Code that draws figures
==============================

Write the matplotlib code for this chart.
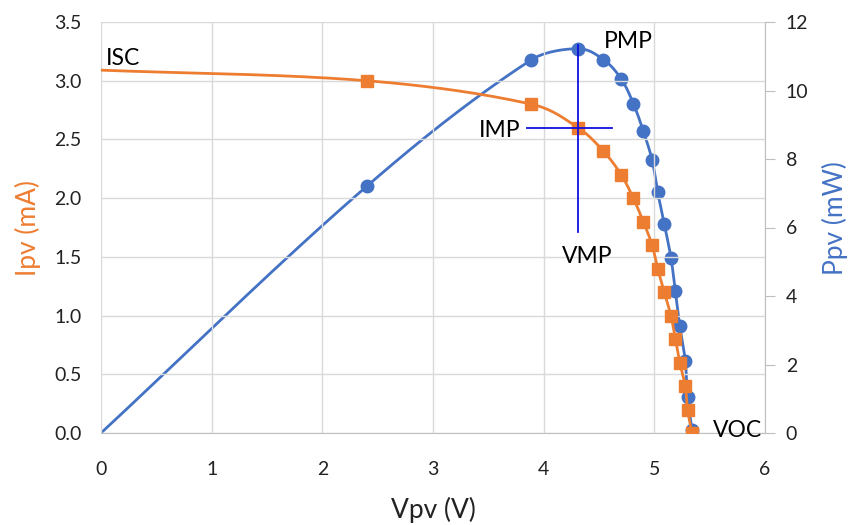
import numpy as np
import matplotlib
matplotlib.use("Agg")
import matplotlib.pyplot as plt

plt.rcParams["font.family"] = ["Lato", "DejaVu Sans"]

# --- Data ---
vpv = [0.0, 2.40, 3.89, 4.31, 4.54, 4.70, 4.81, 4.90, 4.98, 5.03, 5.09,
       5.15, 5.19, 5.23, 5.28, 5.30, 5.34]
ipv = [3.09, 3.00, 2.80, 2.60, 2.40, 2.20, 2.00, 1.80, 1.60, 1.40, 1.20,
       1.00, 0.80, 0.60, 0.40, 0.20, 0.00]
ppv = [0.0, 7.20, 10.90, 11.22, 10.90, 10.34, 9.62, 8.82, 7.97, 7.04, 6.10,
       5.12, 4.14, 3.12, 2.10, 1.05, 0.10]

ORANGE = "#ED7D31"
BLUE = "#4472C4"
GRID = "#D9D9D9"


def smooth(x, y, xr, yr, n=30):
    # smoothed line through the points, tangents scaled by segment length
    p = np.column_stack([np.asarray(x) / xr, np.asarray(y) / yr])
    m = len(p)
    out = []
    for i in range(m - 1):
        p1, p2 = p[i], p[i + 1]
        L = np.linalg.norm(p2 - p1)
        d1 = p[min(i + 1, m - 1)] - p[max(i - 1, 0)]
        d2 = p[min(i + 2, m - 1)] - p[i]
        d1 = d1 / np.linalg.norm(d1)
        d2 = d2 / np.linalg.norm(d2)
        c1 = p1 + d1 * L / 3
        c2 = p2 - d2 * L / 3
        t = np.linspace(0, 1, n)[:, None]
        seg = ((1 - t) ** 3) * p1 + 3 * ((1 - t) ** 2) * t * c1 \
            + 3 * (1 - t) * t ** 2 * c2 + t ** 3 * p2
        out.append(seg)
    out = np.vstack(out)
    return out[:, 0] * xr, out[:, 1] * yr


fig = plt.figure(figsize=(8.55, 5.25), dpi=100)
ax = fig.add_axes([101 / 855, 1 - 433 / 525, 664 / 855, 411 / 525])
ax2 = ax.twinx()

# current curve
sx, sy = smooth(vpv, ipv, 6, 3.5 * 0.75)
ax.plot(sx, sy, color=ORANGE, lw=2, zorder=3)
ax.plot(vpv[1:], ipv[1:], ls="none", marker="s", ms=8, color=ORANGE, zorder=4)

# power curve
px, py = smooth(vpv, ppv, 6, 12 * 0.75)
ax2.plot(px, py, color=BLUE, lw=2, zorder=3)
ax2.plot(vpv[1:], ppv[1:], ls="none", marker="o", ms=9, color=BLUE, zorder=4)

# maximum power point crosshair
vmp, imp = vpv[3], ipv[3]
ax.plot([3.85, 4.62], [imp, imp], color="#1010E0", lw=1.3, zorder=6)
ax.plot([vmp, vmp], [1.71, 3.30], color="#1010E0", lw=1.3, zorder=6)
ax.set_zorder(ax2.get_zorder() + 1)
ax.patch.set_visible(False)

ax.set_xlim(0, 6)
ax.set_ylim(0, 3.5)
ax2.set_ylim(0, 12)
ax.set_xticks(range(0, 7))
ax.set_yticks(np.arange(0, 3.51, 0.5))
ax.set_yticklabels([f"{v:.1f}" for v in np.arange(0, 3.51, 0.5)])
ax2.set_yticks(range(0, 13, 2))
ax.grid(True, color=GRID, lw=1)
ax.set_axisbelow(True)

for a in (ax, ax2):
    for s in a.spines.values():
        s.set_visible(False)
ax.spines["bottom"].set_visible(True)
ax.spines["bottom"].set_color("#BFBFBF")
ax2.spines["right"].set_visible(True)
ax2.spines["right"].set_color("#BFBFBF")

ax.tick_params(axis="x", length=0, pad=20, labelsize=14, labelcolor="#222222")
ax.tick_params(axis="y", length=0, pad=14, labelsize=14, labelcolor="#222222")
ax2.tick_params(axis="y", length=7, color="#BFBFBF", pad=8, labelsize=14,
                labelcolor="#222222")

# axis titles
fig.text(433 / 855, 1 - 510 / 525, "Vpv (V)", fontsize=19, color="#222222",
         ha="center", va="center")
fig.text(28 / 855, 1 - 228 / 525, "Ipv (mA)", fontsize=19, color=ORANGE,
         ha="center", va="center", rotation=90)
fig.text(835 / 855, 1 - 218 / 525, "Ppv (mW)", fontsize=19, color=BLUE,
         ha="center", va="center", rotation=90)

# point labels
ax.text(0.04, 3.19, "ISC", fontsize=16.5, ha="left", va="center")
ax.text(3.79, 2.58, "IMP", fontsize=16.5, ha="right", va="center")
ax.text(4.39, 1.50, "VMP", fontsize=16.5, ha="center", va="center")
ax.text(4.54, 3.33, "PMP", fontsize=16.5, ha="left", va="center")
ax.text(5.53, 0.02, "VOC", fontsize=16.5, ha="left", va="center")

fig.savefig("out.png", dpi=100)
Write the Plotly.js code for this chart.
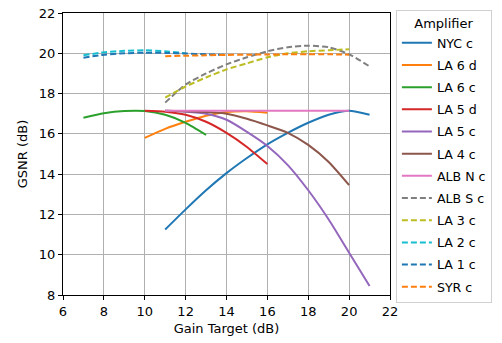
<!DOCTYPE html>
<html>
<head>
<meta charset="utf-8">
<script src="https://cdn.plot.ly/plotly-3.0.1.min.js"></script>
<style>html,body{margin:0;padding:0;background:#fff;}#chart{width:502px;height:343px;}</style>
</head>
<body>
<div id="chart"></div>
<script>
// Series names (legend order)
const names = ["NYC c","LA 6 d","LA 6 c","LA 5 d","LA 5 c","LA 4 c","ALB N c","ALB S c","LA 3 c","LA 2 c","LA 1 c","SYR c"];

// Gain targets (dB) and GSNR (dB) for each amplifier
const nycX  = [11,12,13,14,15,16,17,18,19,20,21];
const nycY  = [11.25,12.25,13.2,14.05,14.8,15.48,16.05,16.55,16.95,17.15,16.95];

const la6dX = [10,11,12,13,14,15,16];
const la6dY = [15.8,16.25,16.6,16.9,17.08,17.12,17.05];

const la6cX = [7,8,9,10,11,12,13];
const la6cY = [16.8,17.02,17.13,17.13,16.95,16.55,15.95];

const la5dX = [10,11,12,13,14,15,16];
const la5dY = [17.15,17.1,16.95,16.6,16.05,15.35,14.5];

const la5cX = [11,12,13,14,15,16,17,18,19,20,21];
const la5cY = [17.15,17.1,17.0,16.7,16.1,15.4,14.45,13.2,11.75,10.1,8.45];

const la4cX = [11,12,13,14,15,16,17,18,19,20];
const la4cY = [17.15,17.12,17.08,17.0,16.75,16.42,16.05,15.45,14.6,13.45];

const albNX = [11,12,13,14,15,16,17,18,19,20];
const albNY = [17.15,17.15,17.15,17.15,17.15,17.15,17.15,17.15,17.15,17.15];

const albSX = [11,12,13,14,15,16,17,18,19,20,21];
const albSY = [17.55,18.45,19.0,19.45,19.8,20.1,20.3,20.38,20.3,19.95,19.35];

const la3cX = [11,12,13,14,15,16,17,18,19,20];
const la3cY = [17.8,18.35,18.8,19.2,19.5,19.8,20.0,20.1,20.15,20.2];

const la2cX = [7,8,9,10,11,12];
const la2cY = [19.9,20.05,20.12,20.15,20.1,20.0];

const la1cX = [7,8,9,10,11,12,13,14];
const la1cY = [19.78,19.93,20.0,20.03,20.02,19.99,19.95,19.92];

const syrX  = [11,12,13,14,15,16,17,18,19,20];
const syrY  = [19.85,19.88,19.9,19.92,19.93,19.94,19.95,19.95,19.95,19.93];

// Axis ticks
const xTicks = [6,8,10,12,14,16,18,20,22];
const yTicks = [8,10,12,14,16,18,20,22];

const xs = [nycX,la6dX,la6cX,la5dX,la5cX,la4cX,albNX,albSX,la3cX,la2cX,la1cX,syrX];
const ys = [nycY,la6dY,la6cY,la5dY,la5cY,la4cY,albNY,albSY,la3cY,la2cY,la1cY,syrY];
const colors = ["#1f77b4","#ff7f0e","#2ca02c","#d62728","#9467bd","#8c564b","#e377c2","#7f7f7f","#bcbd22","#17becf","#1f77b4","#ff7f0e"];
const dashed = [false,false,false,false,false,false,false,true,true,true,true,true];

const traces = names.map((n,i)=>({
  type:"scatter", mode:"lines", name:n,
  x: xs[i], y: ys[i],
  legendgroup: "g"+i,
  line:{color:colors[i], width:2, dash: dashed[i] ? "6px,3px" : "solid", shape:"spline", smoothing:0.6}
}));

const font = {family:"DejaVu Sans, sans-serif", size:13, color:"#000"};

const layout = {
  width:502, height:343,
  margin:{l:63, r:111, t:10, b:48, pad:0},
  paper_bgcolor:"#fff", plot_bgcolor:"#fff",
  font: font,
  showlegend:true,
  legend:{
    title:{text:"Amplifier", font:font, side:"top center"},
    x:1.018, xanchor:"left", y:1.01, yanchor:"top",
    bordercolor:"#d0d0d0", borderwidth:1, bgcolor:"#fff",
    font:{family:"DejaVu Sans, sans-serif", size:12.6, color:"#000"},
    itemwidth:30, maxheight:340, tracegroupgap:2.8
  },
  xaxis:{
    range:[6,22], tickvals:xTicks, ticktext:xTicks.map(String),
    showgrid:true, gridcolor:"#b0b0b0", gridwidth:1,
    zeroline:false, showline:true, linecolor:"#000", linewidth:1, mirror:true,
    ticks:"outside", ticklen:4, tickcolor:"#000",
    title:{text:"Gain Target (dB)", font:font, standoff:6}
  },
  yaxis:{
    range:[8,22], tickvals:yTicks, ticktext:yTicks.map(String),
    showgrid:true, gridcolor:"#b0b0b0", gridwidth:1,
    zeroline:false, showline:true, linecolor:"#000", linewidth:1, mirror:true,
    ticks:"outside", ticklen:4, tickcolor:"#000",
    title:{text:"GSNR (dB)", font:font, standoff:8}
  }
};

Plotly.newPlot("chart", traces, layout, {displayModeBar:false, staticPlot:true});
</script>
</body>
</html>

==============================

Restate the material word for word from its first line through the line containing "ax2 = ax.twinx()", both included; the pictures do not belong in it.

Written response —
Write the matplotlib code for this chart.
import numpy as np
import matplotlib
matplotlib.use("Agg")
import matplotlib.pyplot as plt

plt.rcParams["font.family"] = ["Lato", "DejaVu Sans"]

# --- Data ---
vpv = [0.0, 2.40, 3.89, 4.31, 4.54, 4.70, 4.81, 4.90, 4.98, 5.03, 5.09,
       5.15, 5.19, 5.23, 5.28, 5.30, 5.34]
ipv = [3.09, 3.00, 2.80, 2.60, 2.40, 2.20, 2.00, 1.80, 1.60, 1.40, 1.20,
       1.00, 0.80, 0.60, 0.40, 0.20, 0.00]
ppv = [0.0, 7.20, 10.90, 11.22, 10.90, 10.34, 9.62, 8.82, 7.97, 7.04, 6.10,
       5.12, 4.14, 3.12, 2.10, 1.05, 0.10]

ORANGE = "#ED7D31"
BLUE = "#4472C4"
GRID = "#D9D9D9"


def smooth(x, y, xr, yr, n=30):
    # smoothed line through the points, tangents scaled by segment length
    p = np.column_stack([np.asarray(x) / xr, np.asarray(y) / yr])
    m = len(p)
    out = []
    for i in range(m - 1):
        p1, p2 = p[i], p[i + 1]
        L = np.linalg.norm(p2 - p1)
        d1 = p[min(i + 1, m - 1)] - p[max(i - 1, 0)]
        d2 = p[min(i + 2, m - 1)] - p[i]
        d1 = d1 / np.linalg.norm(d1)
        d2 = d2 / np.linalg.norm(d2)
        c1 = p1 + d1 * L / 3
        c2 = p2 - d2 * L / 3
        t = np.linspace(0, 1, n)[:, None]
        seg = ((1 - t) ** 3) * p1 + 3 * ((1 - t) ** 2) * t * c1 \
            + 3 * (1 - t) * t ** 2 * c2 + t ** 3 * p2
        out.append(seg)
    out = np.vstack(out)
    return out[:, 0] * xr, out[:, 1] * yr


fig = plt.figure(figsize=(8.55, 5.25), dpi=100)
ax = fig.add_axes([101 / 855, 1 - 433 / 525, 664 / 855, 411 / 525])
ax2 = ax.twinx()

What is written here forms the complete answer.